In a brutal economy where money is hard to come by for many families, NASCAR has been hit especially hard with a bad economy for sponsorship. This has resulted in either short fields at some Nationwide Series events or fields filled with almost 20% of the entries listed as start-and-park entries.

Not even the Camping World Truck Series has been immune to this problem. In the first 10 races, the series was able to have full fields without a great deal of start-and-park efforts. But thanks in part to a few teams either shutting down or scaling back to a part-time schedule, now the Truck Series is staring down the barrel of a short field this weekend at Iowa. Even the Sprint Cup Series has had to rely on start-and-park teams the past several years just to get a full field.

This begs the obvious question: What the hell is causing this? Could it really be the economy forcing teams to shut down or start-and-park? Or could other mitigating factors be at work? First of all, the disparity in the Nationwide Series to the teams that are on the top-tier (Joe Gibbs Racing, Roush Fenway Racing, Kevin Harvick Inc., JR Motorsports and Turner Motorsports) compared to the lower-end operations (JD Motorsports, TriStar Motorsports, Key Motorsports, etc.) is seemingly insurmountable.

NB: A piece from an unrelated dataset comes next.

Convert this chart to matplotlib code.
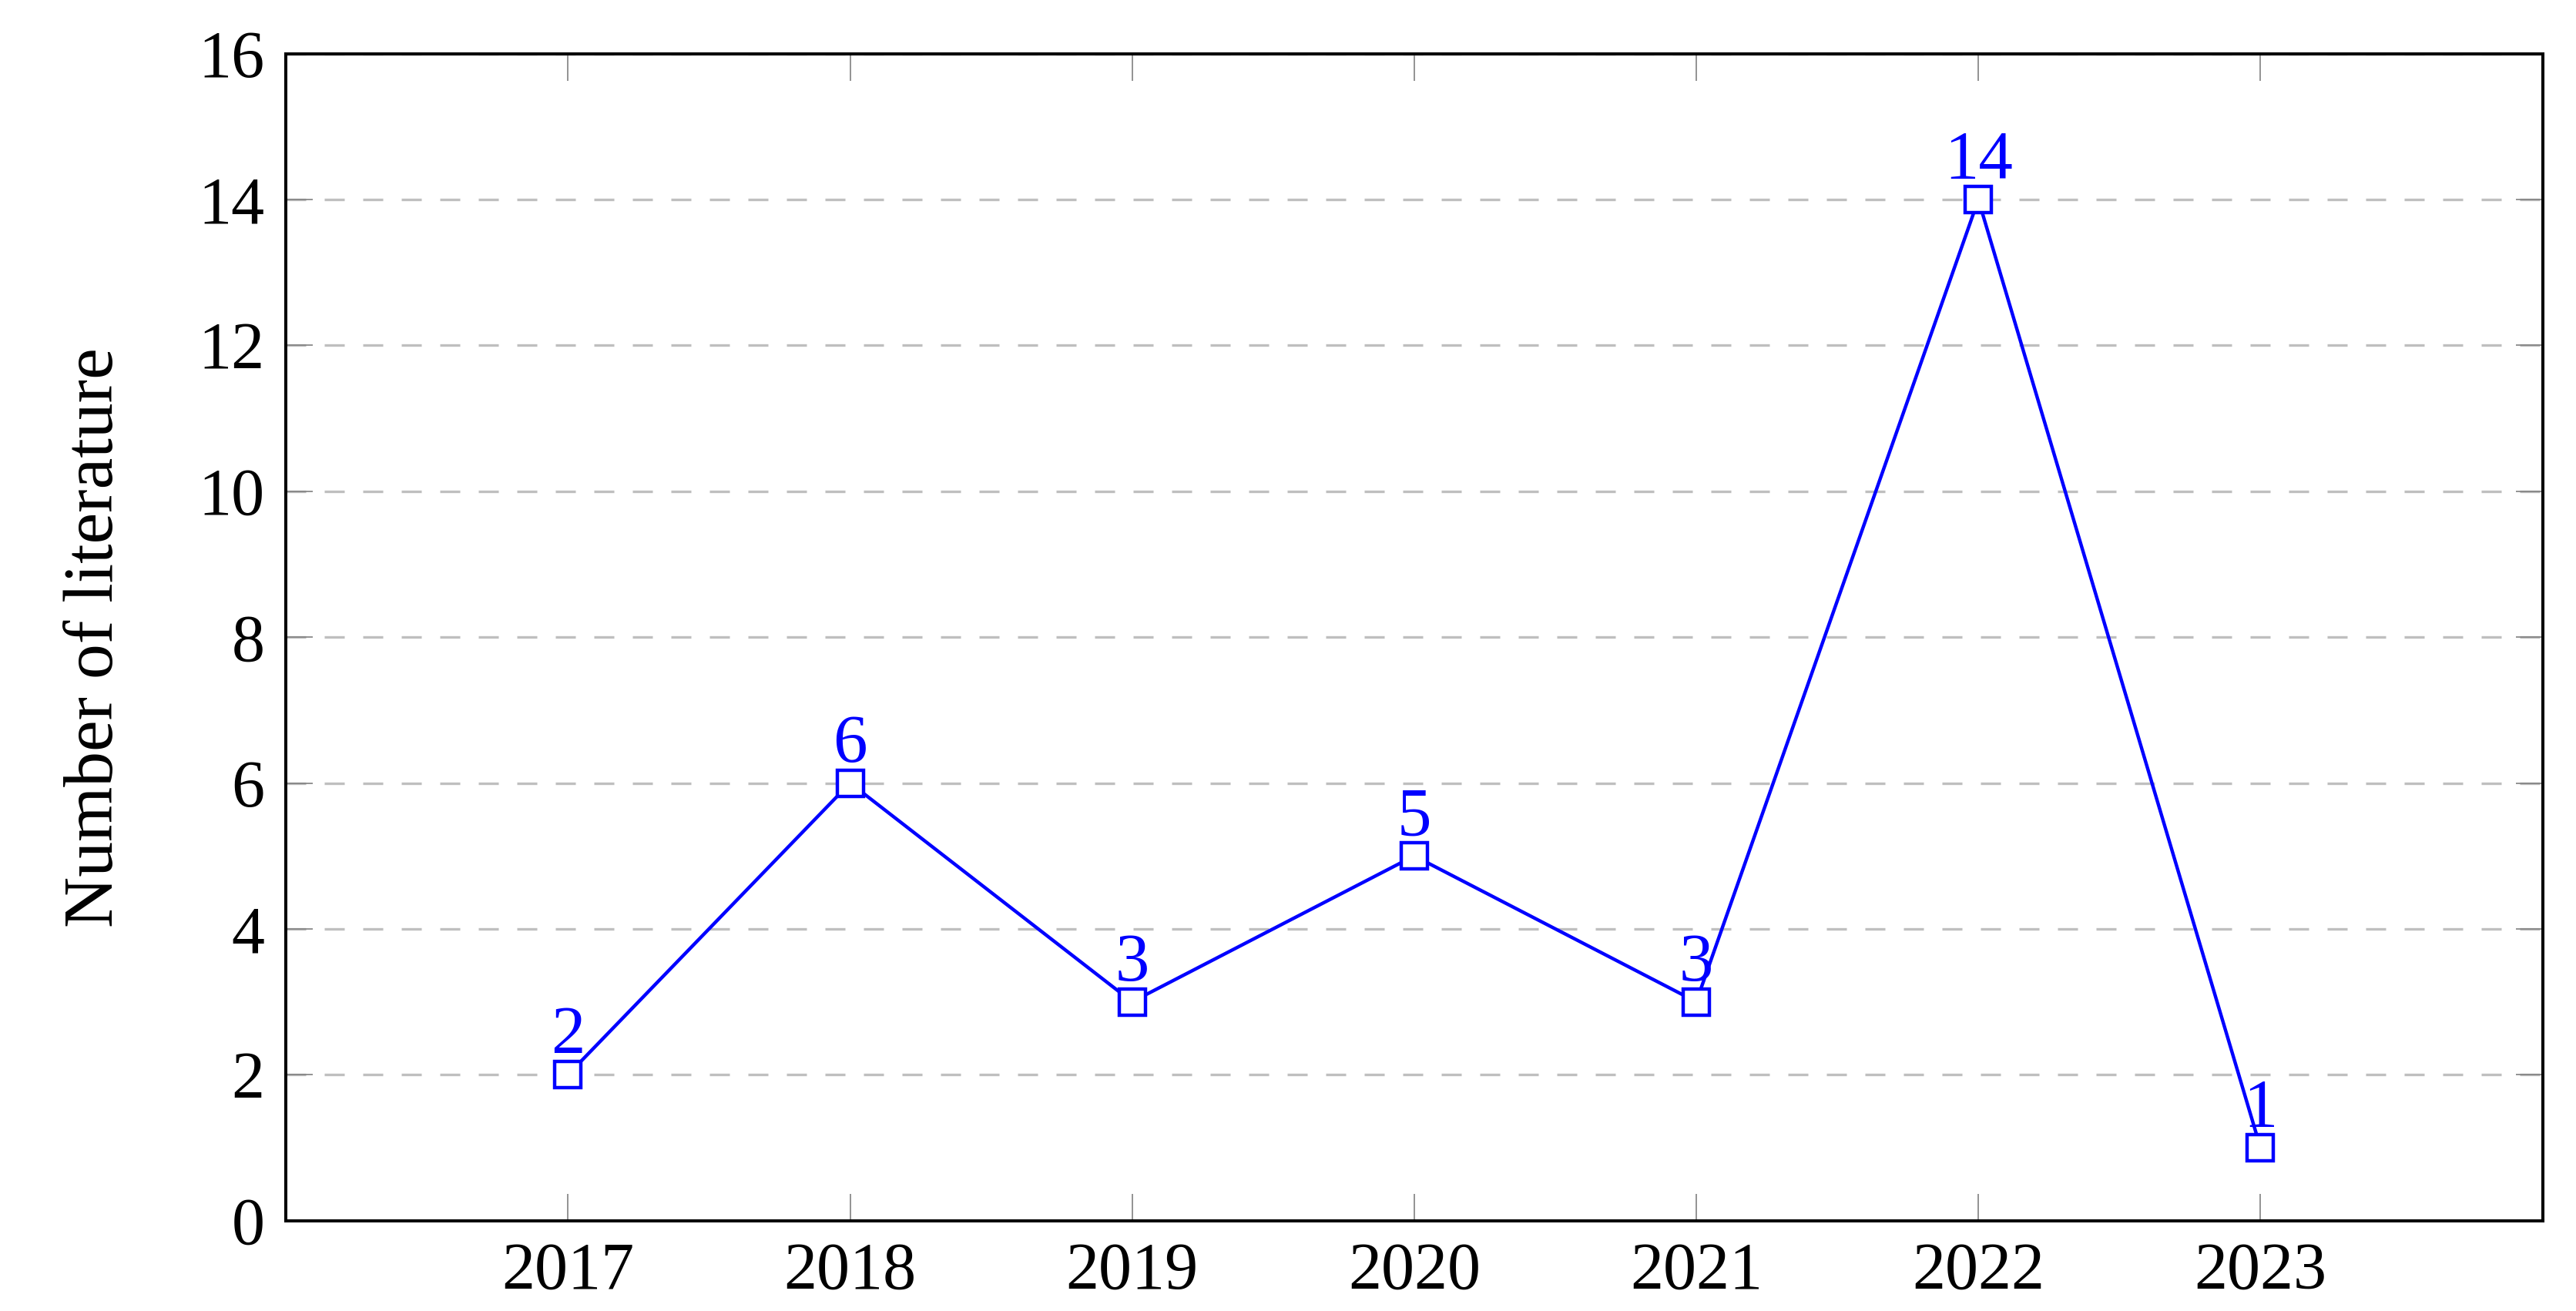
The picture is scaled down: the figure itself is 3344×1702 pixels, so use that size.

These Cup & Cup-affiliated organizations have hoarded up as many sponsors as they can by primarily putting Cup drivers in their cars leaving the cupboard extremely bare for many of the other teams in terms of extra sponsorship dollars to go around.

Things have become so bad for teams like Key Motorsports that they’ve resorted to becoming a four-car start-and-park operation after running full races earlier in the year or Rick Ware Racing, which has to park three cars just to run Timmy Hill the full distance in races. Or in the worst case scenarios, such as Nationwide Series mainstay teams such as Team Rensi Motorsports and Baker Curb Racing, they have had to suspend team operations in hope of finding the sponsorship money to even be able to compete again.

Again, one has to wonder if the economy is solely to blame for all this. The answer, sadly, is no. The Cup teams have not helped things, but Nationwide Series purses being continually slashed the last two years to barely 70% of what they were in 2009 is more of a demoralizer than anything else. Many of the teams have fallen by the wayside, been reduced to the practice of start-and-parking or taken their operation to the Sprint Cup Series like K-Automotive did this season.

With teams only getting paid a fraction of what they once were getting paid, and the cost of equipment to even be semi-competitive in NASCAR’s triple-A level of racing going up, some teams have had to resort to desperate measures just to keep their team afloat.

It also looks like these problems could very well be on the horizon for the Camping World Truck Series as well. With RWR, Panhandle Motorsports and the Nos. 30 and 77 from Germain Racing all either scaling back operations or shutting down entirely, the entry lists on the Truck Series side are starting to get smaller and smaller. This week at Iowa, to date, only 33 trucks are slated to attempt the race. For the first 10 races, the series had been filling fields without a huge presence of start-and-park efforts. But now, just like with the Sprint Cup and Nationwide series, it just might be to become a necessity to even help the series survive.

At the end of the day, is there really any surefire cure for this sort of NASCAR recession? At least in the short term, there doesn’t appear to be one. However, if NASCAR could take some small steps such as raising the Nationwide purse even by 10%, that would be some form of progress. But the big question is has too much damage already been done in the long run?